* [Prompt] Starting at the first line of the entries, extract each line up to and including the one that contains "from matplotlib.patches import Patch", but leave out the pictures.

··· Material provided ···

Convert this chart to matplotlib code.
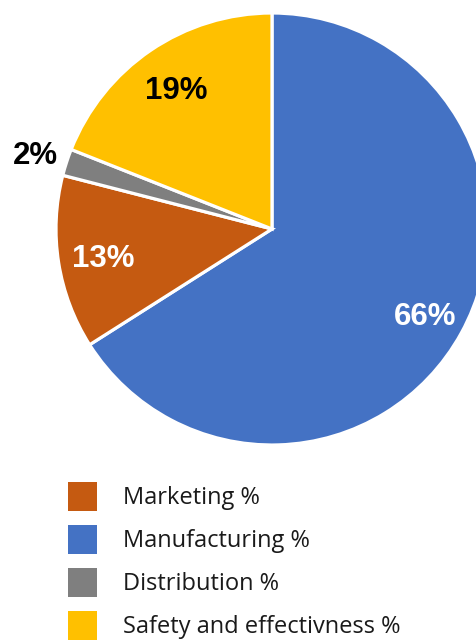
import numpy as np
import matplotlib
matplotlib.use("Agg")
import matplotlib.pyplot as plt
from matplotlib.patches import Patch

# slice data, clockwise from 12 o'clock
labels = ["Manufacturing %", "Marketing %", "Distribution %", "Safety and effectivness %"]
values = [66, 13, 2, 19]
colors = ["#4472C4", "#C55A11", "#7F7F7F", "#FFC000"]
label_colors = ["white", "white", "black", "black"]
label_dist = [0.81, 0.79, 1.15, 0.79]

# legend order as in the original
legend_order = [1, 0, 2, 3]

W, H = 476, 641
fig = plt.figure(figsize=(W / 100, H / 100), dpi=100)
ax = fig.add_axes([0, 0, 1, 1])

cx, cy, r = 272, H - 229, 216
wedges, _ = ax.pie(values, colors=colors, startangle=90, counterclock=False,
                   center=(cx, cy), radius=r,
                   wedgeprops=dict(edgecolor="white", linewidth=2.3))

total = sum(values)
for w, v, c, d in zip(wedges, values, label_colors, label_dist):
    ang = np.deg2rad((w.theta1 + w.theta2) / 2)
    x = cx + d * r * np.cos(ang)
    y = cy + d * r * np.sin(ang)
    ax.text(x, y, f"{round(100 * v / total)}%", ha="center", va="center_baseline",
            color=c, fontsize=22.5, fontweight="bold", family="Liberation Sans")

ax.set_xlim(0, W)
ax.set_ylim(0, H)
ax.set_aspect("equal")
ax.axis("off")

handles = [Patch(facecolor=colors[i], edgecolor="none") for i in legend_order]
fig.legend(handles, [labels[i] for i in legend_order],
           loc="upper left", bbox_to_anchor=(68 / W, 1 - 482 / H),
           frameon=False, borderpad=0, borderaxespad=0,
           handlelength=1.23, handleheight=1.51, handletextpad=1.1,
           labelspacing=0.59, prop=dict(family="Open Sans", size=17),
           labelcolor="#1a1a1a")

fig.savefig("out.png", dpi=100)
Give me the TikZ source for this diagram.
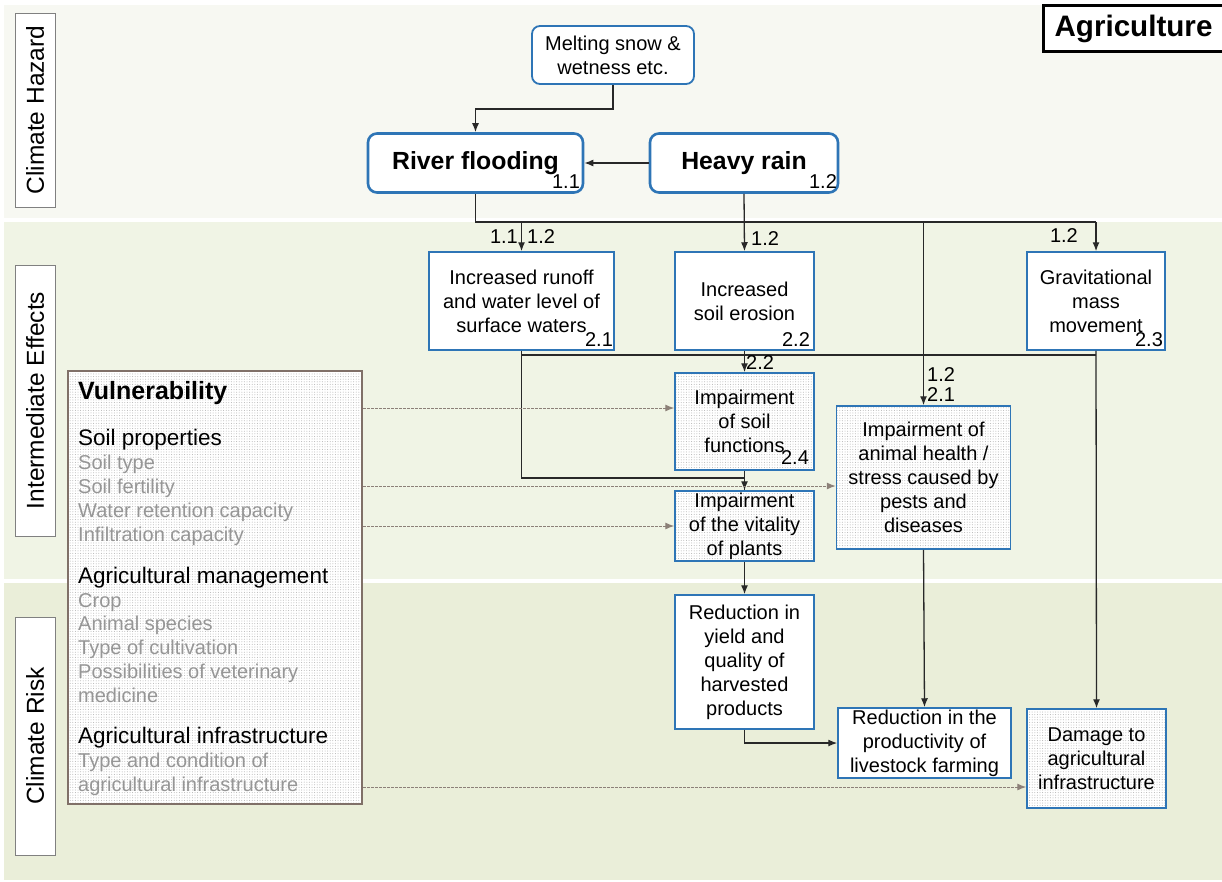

···

* [Exercise result]
Convert this chart to matplotlib code.
import numpy as np
import matplotlib
matplotlib.use("Agg")
import matplotlib.pyplot as plt
from matplotlib.patches import Patch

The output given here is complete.